Los escritores tenemos una cita con nosotros mismos cada día. Philip Roth decía que si de noche, entre sueños, le asaltaba una idea se levantaba de la cama y se ponía a escribir. Luego está lo de encontrar al lector para comunicar lo que se escribe. En eso consiste la gran aventura: en la conexión con la mente lectora, que es cuando se produce la simbiosis milagrosa por la que el pensamiento es aceptado y comprendido. Esto demuestra la enorme capacidad de comunidad y de coincidencias que hay entre los humanos. Es algo tan misterioso como el amor, si es que éste pudiera considerarse desde un aspecto colectivo.
Yo me paso las noches rumiando sobre qué es lo que voy a escribir la mañana siguiente y en esa obligación confío en que algo ocurrirá que me provoque sentarme delante del ordenador. Lo de las cuartillas está pasado de moda, aunque no niego que todavía haya algún nostálgico que las use. Aún no he encontrado el tema de hoy y me he puesto a teclear sobre eso precisamente. No está mal, es como tratar al asunto como si tratara de encajar a las muñecas rusas, unas dentro de otras. Ya me viene. Lo de las muñecas rusas tiene su equivalente en las cajas chinas y encuentro una similitud en ambas técnicas en países gigantescos que nos resultan tan lejanos. Los rusos parten de una muñeca pequeña, de apenas dos centímetros, que sirven para estar dentro de otras, cada vez más grandes, como ese inmenso país que va creciendo a medida que te vas introduciendo en sus secretos. Lo mismo hacen los chinos, pero con cajas, una solución más abstracta y menos antropomórfica de la misma cosa.

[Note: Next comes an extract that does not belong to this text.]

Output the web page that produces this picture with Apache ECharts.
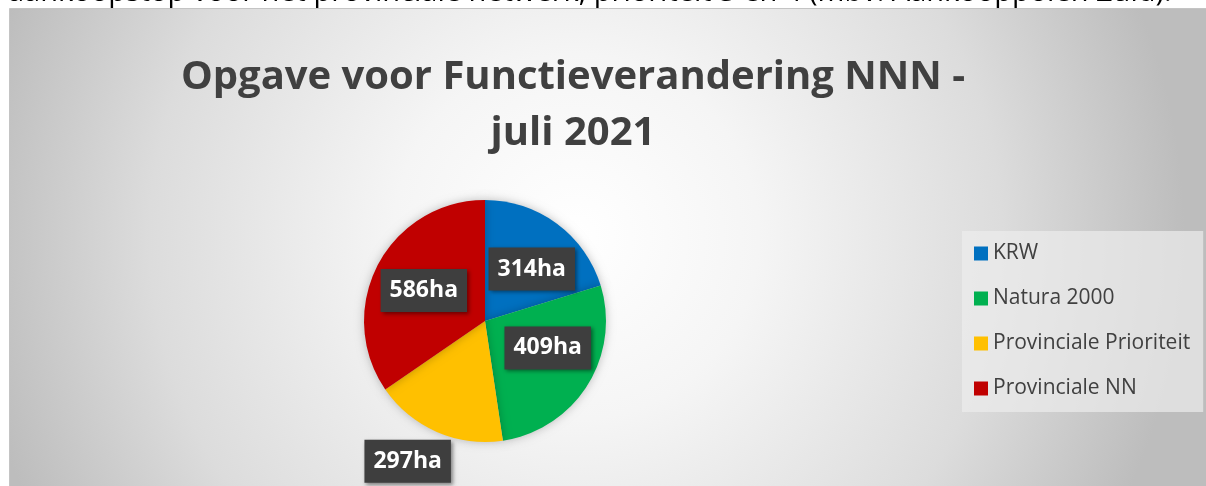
<!DOCTYPE html>
<html>
<head>
<meta charset="utf-8">
<script src="https://cdn.jsdelivr.net/npm/echarts@6/dist/echarts.min.js"></script>
<style>
  html, body { margin: 0; padding: 0; background: #fff; }
  #main { width: 1206px; height: 486px; }
</style>
</head>
<body>
<div id="main"></div>
<script>
// categorieën
const categories = ['KRW', 'Natura 2000', 'Provinciale Prioriteit', 'Provinciale NN'];
// oppervlakte zoals in de labels (ha)
const areaHa = [314, 409, 297, 586];
const sliceDegrees = [73, 98.5, 64, 124.5];
const colors = ['#0070c0', '#00b050', '#ffc000', '#c00000'];
const titleText = 'Opgave voor Functieverandering NNN -\njuli 2021';
const introText = 'aankoopstop voor het provinciale netwerk, prioriteit 3 en 4 (mbv. Aankooppolen Zuid).';

const myChart = echarts.init(document.getElementById('main'));

// label van 297ha staat buiten de taart
const labelOffsets = [[9, -1], [9, -7], [-52, 82], [-5, -1]];

const pieData = categories.map((name, i) => ({
  name: name,
  value: sliceDegrees[i],
  ha: areaHa[i],
  itemStyle: { color: colors[i] },
  label: { offset: labelOffsets[i] },
}));

const option = {
  backgroundColor: '#ffffff',
  animation: false,
  graphic: [
    {
      // grafiekvlak met radiale verloop
      type: 'rect',
      left: 9,
      top: 8,
      z: -10,
      shape: { width: 1205, height: 486 },
      style: {
        fill: {
          type: 'radial',
          x: 0.47, y: 0.47, r: 1.25,
          colorStops: [
            { offset: 0, color: '#ffffff' },
            { offset: 0.3, color: '#f5f5f5' },
            { offset: 0.7, color: '#dcdcdc' },
            { offset: 1, color: '#bdbdbd' },
          ],
        },
        stroke: '#c4c4c4',
        lineWidth: 1,
      },
    },
    {
      type: 'text',
      left: 8,
      top: -22,
      style: {
        text: introText,
        font: '29px "Open Sans", sans-serif',
        fill: '#000',
      },
    },
    {
      type: 'text',
      x: 573,
      y: 50,
      style: {
        text: titleText,
        font: 'bold 40px "Open Sans", sans-serif',
        fill: '#404040',
        align: 'center',
        lineHeight: 56,
      },
    },
  ],
  legend: {
    orient: 'vertical',
    left: 962,
    top: 231,
    data: categories,
    icon: 'rect',
    itemWidth: 14,
    itemHeight: 14,
    itemGap: 24,
    padding: [12, 13, 13, 12],
    backgroundColor: 'rgba(236,236,236,0.7)',
    textStyle: {
      fontSize: 21,
      fontFamily: 'Open Sans',
      color: '#404040',
    },
  },
  series: [
    {
      type: 'pie',
      center: [485, 321],
      radius: 121,
      startAngle: 90,
      clockwise: true,
      data: pieData,
      itemStyle: {
        shadowBlur: 10,
        shadowColor: 'rgba(0,0,0,0.25)',
      },
      label: {
        show: true,
        position: 'inside',
        formatter: (p) => p.data.ha + 'ha',
        color: '#ffffff',
        fontSize: 23,
        fontWeight: 'bold',
        fontFamily: 'Open Sans',
        backgroundColor: '#3e3e3e',
        padding: [11, 9, 9, 9],
        shadowBlur: 4,
        shadowOffsetX: 2,
        shadowOffsetY: 2,
        shadowColor: 'rgba(0,0,0,0.45)',
      },
      labelLine: { show: false },
      emphasis: { disabled: true },
    },
  ],
};

myChart.setOption(option);
</script>
</body>
</html>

He observado también esta ilusión de engañar el contenido de las cosas en el baile de unos danzarines a los que no se les ve los pies, desplazándose por el suelo como si flotaran. Ahora estamos descubriendo, gracias a Zelenski y a Trump, que ese mundo existe y además nos cuesta un gran esfuerzo entenderlo. Hay quien habla de una barrera de incomprensión, pero yo creo que es porque se esconde, igual que las muñecas, que las vamos abriendo y nos encontramos con otra igual, con el mismo traje de flores y los mismos coloretes en las mejillas. Los pueblos se muestran asequibles por medio de la literatura. Los novelistas rusos del XIX no son como las muñecas, sino que abren una infinitud de posibilidades para que podamos descifrar su idiosincrasia. Recuerdo una novela de Nicolás Gógol, “Almas muertas”, donde el protagonista de nombre Chichikov, recorre la Rusia profunda para comprar a los terratenientes la titularidad de sus siervos difuntos. De esta manera aparentaba un patrimonio inexistente con el fin de obtener créditos. Un juego de matrioskas, al fin y al cabo, construyendo una verdad que se va engordando a base de mentiras.
¿Ven cómo no era tan difícil? Al fin desemboqué en un tema que me recuerda insistentemente la situación en la que vivimos. A poco que te pongas siempre encontrarás un argumento para escribir. Viene solo. Por eso Philip Roth no desaprovechaba cualquier oportunidad y se levantaba a media noche para desarrollar la idea que se le venía a la cabeza.